Author: Sarah Parsons
Reading the newspaper during your morning commute is about to get a lot more convenient. LG recently unveiled its flexible e-paper, a new type of e-reader designed to mimic the look and feel of a newspaper page. Once commercialized, the revolutionary technology will slim down bulky dailies and hopefully save tons of paper, wastewater and carbon emissions.
The Korean company’s product features a 19-inch-wide display at a thickness of 0.3 millimeters – about the size of five sheets of paper. Unlike other e-readers currently on the market, the new technology bends and returns to its original shape, giving it the look and feel of a printed page.
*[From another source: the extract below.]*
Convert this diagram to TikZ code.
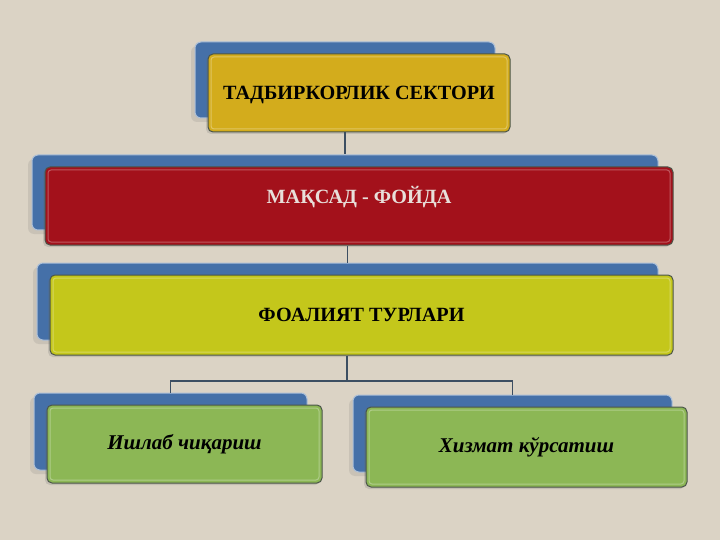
\documentclass[tikz,border=0pt]{standalone}
\usepackage{fontspec}
\setmainfont{Liberation Serif}
\usetikzlibrary{shadows}
\definecolor{bg}{HTML}{DBD3C5}
\definecolor{backblue}{HTML}{4570A8}
\definecolor{gold}{HTML}{D3AC1C}
\definecolor{redbox}{HTML}{A3111B}
\definecolor{lime}{HTML}{C4C71B}
\definecolor{grn}{HTML}{8CB755}
\definecolor{edge}{HTML}{4B5549}
\definecolor{conn}{HTML}{3C4E62}
\definecolor{redtext}{HTML}{E8DFDA}
\tikzset{
  backbox/.style={draw=white!55!backblue, line width=1pt, fill=backblue, rounded corners=6pt, inner sep=0pt,
    drop shadow={shadow xshift=-4pt, shadow yshift=-4pt, opacity=0.15, fill=black!60}},
  frontbox/.style={draw=edge, line width=1pt, rounded corners=5pt, inner sep=0pt,
    font=\fontsize{20.2}{23}\selectfont\bfseries, text height=13.5pt, text depth=0pt,
    path picture={\draw[white, opacity=0.3, line width=1pt, rounded corners=3pt]
      ([shift={(3pt,-3pt)}]path picture bounding box.north west) rectangle
      ([shift={(-3pt,3pt)}]path picture bounding box.south east);},
    drop shadow={shadow xshift=-2pt, shadow yshift=-2pt, opacity=0.2, fill=black!60}},
  leafbox/.style={frontbox, fill=grn, font=\fontsize{21}{24}\selectfont\bfseries\itshape, text height=13pt, text depth=3pt},
  connector/.style={draw=conn, line width=1.3pt}
}
\begin{document}
\begin{tikzpicture}[x=1pt,y=-1pt]
\fill[bg] (0,0) rectangle (720,540);
\useasboundingbox (0,0) rectangle (720,540);
% row 1
\node[backbox, minimum width=300pt, minimum height=76pt] (b1) at (345,80) {};
\node[frontbox, fill=gold, minimum width=302pt, minimum height=78pt] (f1) at (359,93) {ТАДБИРКОРЛИК СЕКТОРИ};
% row 2
\node[backbox, minimum width=626pt, minimum height=75pt] (b2) at (345,192.5) {};
\node[frontbox, fill=redbox, text=redtext, minimum width=628pt, minimum height=78pt, text depth=17.5pt] (f2) at (359,206) {МАҚСАД - ФОЙДА};
% row 3
\node[backbox, minimum width=621pt, minimum height=77pt] (b3) at (347.5,301.5) {};
\node[frontbox, fill=lime, minimum width=623pt, minimum height=80pt] (f3) at (361.5,315) {ФОАЛИЯТ ТУРЛАРИ};
% row 4
\node[backbox, minimum width=273pt, minimum height=77pt] (b4) at (170.5,431.5) {};
\node[leafbox, minimum width=275pt, minimum height=78pt] (f4) at (184.5,444) {Ишлаб чиқариш};
\node[backbox, minimum width=319pt, minimum height=77pt] (b5) at (512.5,433.5) {};
\node[leafbox, minimum width=321pt, minimum height=80pt] (f5) at (526.5,447) {Хизмат кўрсатиш};
% connectors
\coordinate (j) at (347,381);
\draw[connector] (b1.south |- f1.south) -- (b2.north);
\draw[connector] (b3.north |- f2.south) -- (b3.north);
\draw[connector] (j |- f3.south) -- (j);
\draw[connector] (b4.north) |- (j) -| (b5.north);
\end{tikzpicture}
\end{document}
Designers hope the tech’s flexibility will draw in customers because it mimics a traditional newspaper page but eliminates the need for cutting down trees.
To produce the tech’s bendy features, designers arranged the display panel on metal foil instead of a glass substrate. Plus, the gate driver IC exists right on the panel instead of on the side of the panel, providing even greater flexibility.
The release of products like the Amazon Kindle and Sony Reader earlier this year sparked much debate about the environmental impact of e-readers versus that of traditional printed books. According to a New York Times blog, the book and newspaper industries were responsible for harvesting about 125 million trees in 2008.
In addition to publishing’s role in deforestation, paper processing creates significant amounts of wastewater and a huge carbon footprint, so it’s clear that consumers need some kind of eco alternative. We couldn’t find figures on the e-paper’s power consumption, but we’re guessing that so long as it’s sturdy and doesn’t require a ton of power, it may be a better option than traditional printed media.
LG’s 19-inch-display reader is just for show, but the company plans to launch an 11.5-inch, flexible e-paper product in the first half of 2010.